## What the task requires
Exactly as written, write out the lines below from the first to the one containing "253, 331, 433]", inclusive. Pictures do not belong in the copy.
+ + + + + + +
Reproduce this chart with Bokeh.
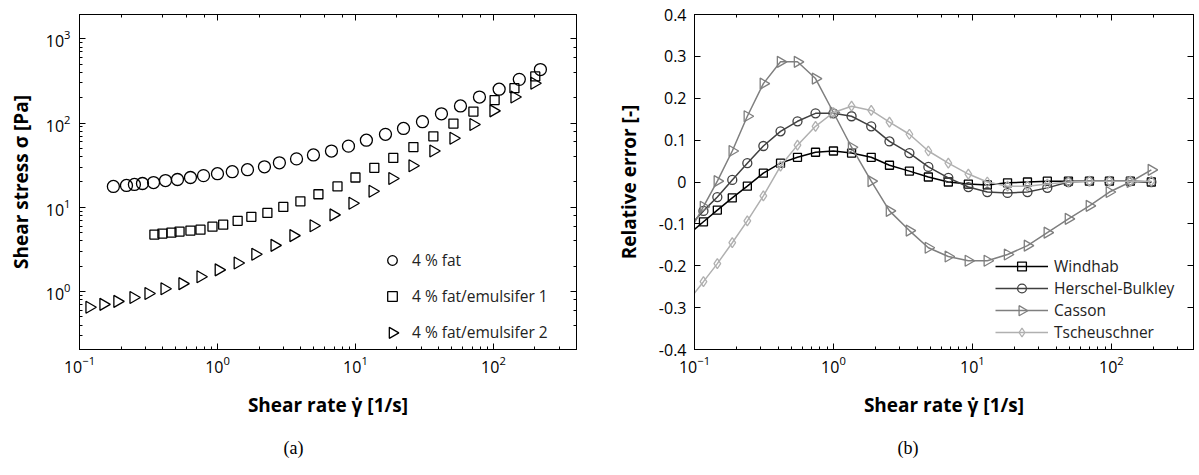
import math
from bokeh.plotting import figure
from bokeh.layouts import row
from bokeh.models import (LogAxis, LinearAxis, Legend, Title, FixedTicker,
                          NumeralTickFormatter, Range1d, LinearScale)
from bokeh.embed import file_html
from bokeh.resources import INLINE

# ---------------- data: panel (a) ----------------
fat_rate = [0.176, 0.219, 0.25, 0.286, 0.344, 0.42, 0.513, 0.637, 0.792, 1.0, 1.28, 1.65, 2.19, 2.81,
            3.74, 4.96, 6.70, 8.9, 12.0, 16.5, 22.3, 30.6, 42.0, 57.7, 79.2, 110, 154, 219]
fat_stress = [17.7, 18.2, 18.7, 19.2, 19.7, 20.8, 21.4, 22.6, 23.8, 25.1, 26.5, 28.0, 30.3, 33.8,
              37.6, 41.9, 46.6, 53.3, 62.7, 73.6, 86.5, 104, 129, 160, 204, 253, 331, 433]

emul1_rate = [0.349, 0.399, 0.464, 0.531, 0.637, 0.753, 0.920, 1.10, 1.40, 1.76, 2.30, 3.00, 3.99,
              5.39, 7.41, 10.0, 13.7, 18.8, 26.3, 36.7, 51.3, 71.6, 102, 142, 201]
emul1_stress = [4.75, 4.88, 5.01, 5.15, 5.29, 5.43, 5.89, 6.22, 6.92, 7.71, 8.59, 10.1, 11.8,
                14.3, 17.7, 22.6, 29.5, 38.6, 51.9, 69.8, 98.9, 137, 188, 260, 359]

emul2_rate = [0.118, 0.149, 0.188, 0.246, 0.316, 0.413, 0.557, 0.753, 1.02, 1.40, 1.88, 2.59, 3.55,
              4.97, 6.93, 9.51, 13.3, 18.5, 25.9, 36.7, 51.3, 71.6, 100, 142, 198]
emul2_stress = [0.65, 0.705, 0.764, 0.851, 0.947, 1.08, 1.24, 1.50, 1.81, 2.18, 2.77, 3.54, 4.62,
                6.05, 8.13, 11.2, 15.5, 22.0, 31.2, 46.6, 66.1, 96.3, 140, 204, 298]

labels_a = ["4 % fat", "4 % fat/emulsifer 1", "4 % fat/emulsifer 2"]

# ---------------- data: panel (b) ----------------
model_rate = [0.116, 0.146, 0.187, 0.240, 0.313, 0.416, 0.551, 0.743, 1.00, 1.35, 1.87, 2.53, 3.52,
              4.82, 6.71, 9.35, 12.8, 17.9, 24.9, 34.6, 49.1, 69.5, 96.8, 137, 194]
windhab = [-0.095, -0.067, -0.038, -0.010, 0.021, 0.045, 0.059, 0.071, 0.074, 0.069, 0.059, 0.040,
           0.026, 0.012, 0.000, -0.005, -0.007, -0.002, 0.000, 0.002, 0.002, 0.002, 0.002, 0.002, 0.000]
herschel = [-0.069, -0.036, 0.005, 0.045, 0.086, 0.121, 0.145, 0.164, 0.164, 0.157, 0.133, 0.097,
            0.069, 0.036, 0.010, -0.012, -0.024, -0.026, -0.024, -0.014, 0.000, 0.002, 0.002, 0.002, 0.000]
casson = [-0.059, 0.002, 0.074, 0.157, 0.235, 0.287, 0.287, 0.247, 0.166, 0.083, 0.002, -0.069,
          -0.116, -0.157, -0.178, -0.188, -0.188, -0.173, -0.152, -0.121, -0.088, -0.057, -0.024, 0.000, 0.029]
tscheuschner = [-0.238, -0.195, -0.145, -0.093, -0.033, 0.038, 0.088, 0.133, 0.166, 0.181, 0.171,
                0.143, 0.114, 0.074, 0.045, 0.019, 0.000, -0.010, -0.010, -0.005, 0.000, 0.002, 0.002,
                0.002, 0.002]
# value of each curve where it enters the frame (shear rate 0.1)
line_start_rate = 0.1
line_start = {"Windhab": -0.113, "Herschel-Bulkley": -0.092, "Casson": -0.097, "Tscheuschner": -0.265}

model_names = ["Windhab", "Herschel-Bulkley", "Casson", "Tscheuschner"]
model_values = [windhab, herschel, casson, tscheuschner]
y_ticks_b = [-0.4, -0.3, -0.2, -0.1, 0.0, 0.1, 0.2, 0.3, 0.4]
captions = ["(a)", "(b)"]

FONT = "Open Sans"
TICK_FS = "16px"
LABEL_FS = "19px"

# ---------------- geometry ----------------
WA, WB, H = 600, 599, 475
A_BORDER = dict(left=79, right=24, top=7, bottom=126)
B_BORDER = dict(left=94, right=6, top=14, bottom=124)


def style_main_axis(ax, label_standoff, axis_label_standoff, minor=True):
    ax.axis_line_color = "black"
    ax.major_tick_in = 6
    ax.major_tick_out = 0
    ax.minor_tick_in = 3
    ax.minor_tick_out = 0
    ax.major_tick_line_color = "black"
    ax.minor_tick_line_color = "black" if minor else None
    ax.major_label_text_font = FONT
    ax.major_label_text_font_size = TICK_FS
    ax.major_label_text_color = "black"
    ax.major_label_standoff = label_standoff
    ax.axis_label_text_font = FONT
    ax.axis_label_text_font_size = LABEL_FS
    ax.axis_label_text_font_style = "bold"
    ax.axis_label_text_color = "black"
    ax.axis_label_standoff = axis_label_standoff


def mirror_axis(ax, minor=True):
    ax.axis_line_color = "black"
    ax.major_tick_in = 6
    ax.major_tick_out = 0
    ax.minor_tick_in = 3
    ax.minor_tick_out = 0
    ax.minor_tick_line_color = "black" if minor else None
    ax.major_label_text_font_size = "1px"
    ax.major_label_text_alpha = 0
    ax.major_label_standoff = 0
    return ax


def legend_row_center(y0, n, i, row_h, spacing):
    """centre (px from frame bottom) of legend row i for a legend whose bottom is at y0"""
    return y0 + n * row_h + (n - 1) * spacing - (i + 0.5) * row_h - i * spacing


def add_px_ranges(p, border, width):
    fw = width - border["left"] - border["right"]
    fh = H - border["top"] - border["bottom"]
    p.extra_x_ranges = {"px": Range1d(0, fw)}
    p.extra_y_ranges = {"px": Range1d(0, fh)}
    p.extra_x_scales = {"px": LinearScale()}
    p.extra_y_scales = {"px": LinearScale()}


def caption(p, text, dx, standoff):
    kw = dict(text=text, align="left", offset=dx, text_font="Liberation Serif",
              text_font_size="18px", text_font_style="normal", text_color="black")
    try:
        t = Title(standoff=standoff, **kw)
    except Exception:
        t = Title(**kw)
    p.add_layout(t, "below")


# ---------------- panel (a) ----------------
pa = figure(width=WA, height=H, x_axis_type="log", y_axis_type="log",
            x_range=Range1d(0.1, 400), y_range=Range1d(0.205, 1950),
            output_backend="svg", toolbar_location=None,
            min_border_left=A_BORDER["left"], min_border_right=A_BORDER["right"],
            min_border_top=A_BORDER["top"], min_border_bottom=A_BORDER["bottom"])
pa.grid.visible = False
pa.outline_line_color = "black"
pa.xaxis.axis_label = "Shear rate γ̇ [1/s]"
pa.yaxis.axis_label = "Shear stress σ [Pa]"
style_main_axis(pa.xaxis[0], 6, 16)
style_main_axis(pa.yaxis[0], 9, 9)
pa.add_layout(mirror_axis(LogAxis()), "above")
pa.add_layout(mirror_axis(LogAxis()), "right")
add_px_ranges(pa, A_BORDER, WA)

ra1 = pa.scatter(fat_rate, fat_stress, marker="circle", size=12, fill_color=None,
                 line_color="black", line_width=1.3)
ra2 = pa.scatter(emul1_rate, emul1_stress, marker="square", size=9, fill_color=None,
                 line_color="black", line_width=1.3)
ra3 = pa.scatter(emul2_rate, emul2_stress, marker="triangle", size=12, angle=-math.pi / 2,
                 fill_color=None, line_color="black", line_width=1.3)
# invisible stand-in so the legend row shows only its label; the key is drawn rotated below
ra3_key = pa.scatter(emul2_rate, emul2_stress, marker="triangle", size=1, fill_alpha=0, line_alpha=0)

LA = dict(x=301, y=5, gw=24, gh=24, sp=12)
leg_a = Legend(items=[(labels_a[0], [ra1]), (labels_a[1], [ra2]), (labels_a[2], [ra3_key])],
               location=(LA["x"], LA["y"]), border_line_color=None, background_fill_alpha=0,
               padding=0, margin=0, spacing=LA["sp"], glyph_width=LA["gw"], glyph_height=LA["gh"],
               label_height=LA["gh"], label_standoff=8, label_text_font=FONT,
               label_text_font_size="15.5px", label_text_color="#222222")
pa.add_layout(leg_a)
pa.scatter([LA["x"] + LA["gw"] / 2], [legend_row_center(LA["y"], 3, 2, LA["gh"], LA["sp"])],
           x_range_name="px", y_range_name="px", marker="triangle", size=0.4 * LA["gh"] * 1.15,
           angle=-math.pi / 2, fill_color=None, line_color="black", line_width=1.3)
caption(pa, captions[0], 204, 30)

# ---------------- panel (b) ----------------
pb = figure(width=WB, height=H, x_axis_type="log",
            x_range=Range1d(0.1, 390), y_range=Range1d(-0.4, 0.4),
            output_backend="svg", toolbar_location=None,
            min_border_left=B_BORDER["left"], min_border_right=B_BORDER["right"],
            min_border_top=B_BORDER["top"], min_border_bottom=B_BORDER["bottom"])
pb.grid.visible = False
pb.outline_line_color = "black"
pb.xaxis.axis_label = "Shear rate γ̇ [1/s]"
pb.yaxis.axis_label = "Relative error [-]"
style_main_axis(pb.xaxis[0], 6, 16)
style_main_axis(pb.yaxis[0], 8, 14, minor=False)
pb.yaxis.ticker = FixedTicker(ticks=y_ticks_b)
pb.yaxis.formatter = NumeralTickFormatter(format="0.[0]")
pb.add_layout(mirror_axis(LogAxis()), "above")
pb.add_layout(mirror_axis(LinearAxis(ticker=FixedTicker(ticks=y_ticks_b)), minor=False), "right")
add_px_ranges(pb, B_BORDER, WB)

colors = ["#000000", "#404040", "#7f7f7f", "#b0b0b0"]
markers = ["square", "circle", "triangle", "diamond"]
msizes = [8, 9, 11, 10]
angles = [0, 0, -math.pi / 2, 0]
LB = dict(x=301, y=6, gw=53, gh=22, sp=0)
items = []
key_rows = []
for i, (name, vals, col, mk, ms, ang) in enumerate(zip(model_names, model_values, colors, markers,
                                                        msizes, angles)):
    lx = [line_start_rate] + model_rate
    ly = [line_start[name]] + vals
    lr = pb.line(lx, ly, line_color=col, line_width=1.5)
    sr = pb.scatter(model_rate, vals, marker=mk, size=ms, angle=ang, fill_color=None,
                    line_color=col, line_width=1.3)
    if ang != 0:
        key = pb.scatter(model_rate, vals, marker=mk, size=1, fill_alpha=0, line_alpha=0)
        items.append((name, [lr, key]))
        key_rows.append((i, mk, col, ang))
    else:
        items.append((name, [lr, sr]))

leg_b = Legend(items=items, location=(LB["x"], LB["y"]), border_line_color=None,
               background_fill_alpha=0, padding=0, margin=0, spacing=LB["sp"],
               glyph_width=LB["gw"], glyph_height=LB["gh"], label_height=LB["gh"],
               label_standoff=6, label_text_font=FONT, label_text_font_size="15.5px",
               label_text_color="#222222")
pb.add_layout(leg_b)
for i, mk, col, ang in key_rows:
    pb.scatter([LB["x"] + LB["gw"] / 2],
               [legend_row_center(LB["y"], len(model_names), i, LB["gh"], LB["sp"])],
               x_range_name="px", y_range_name="px", marker=mk, size=0.4 * LB["gh"] * 1.15,
               angle=ang, fill_color="white", line_color=col, line_width=1.3)
caption(pb, captions[1], 203, 30)

layout = row(pa, pb, spacing=0)
open("out.html", "w").write(file_html(layout, INLINE))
+ + + + + + +
## Complete output
Reproduce this chart with Bokeh.
import math
from bokeh.plotting import figure
from bokeh.layouts import row
from bokeh.models import (LogAxis, LinearAxis, Legend, Title, FixedTicker,
                          NumeralTickFormatter, Range1d, LinearScale)
from bokeh.embed import file_html
from bokeh.resources import INLINE

# ---------------- data: panel (a) ----------------
fat_rate = [0.176, 0.219, 0.25, 0.286, 0.344, 0.42, 0.513, 0.637, 0.792, 1.0, 1.28, 1.65, 2.19, 2.81,
            3.74, 4.96, 6.70, 8.9, 12.0, 16.5, 22.3, 30.6, 42.0, 57.7, 79.2, 110, 154, 219]
fat_stress = [17.7, 18.2, 18.7, 19.2, 19.7, 20.8, 21.4, 22.6, 23.8, 25.1, 26.5, 28.0, 30.3, 33.8,
              37.6, 41.9, 46.6, 53.3, 62.7, 73.6, 86.5, 104, 129, 160, 204, 253, 331, 433]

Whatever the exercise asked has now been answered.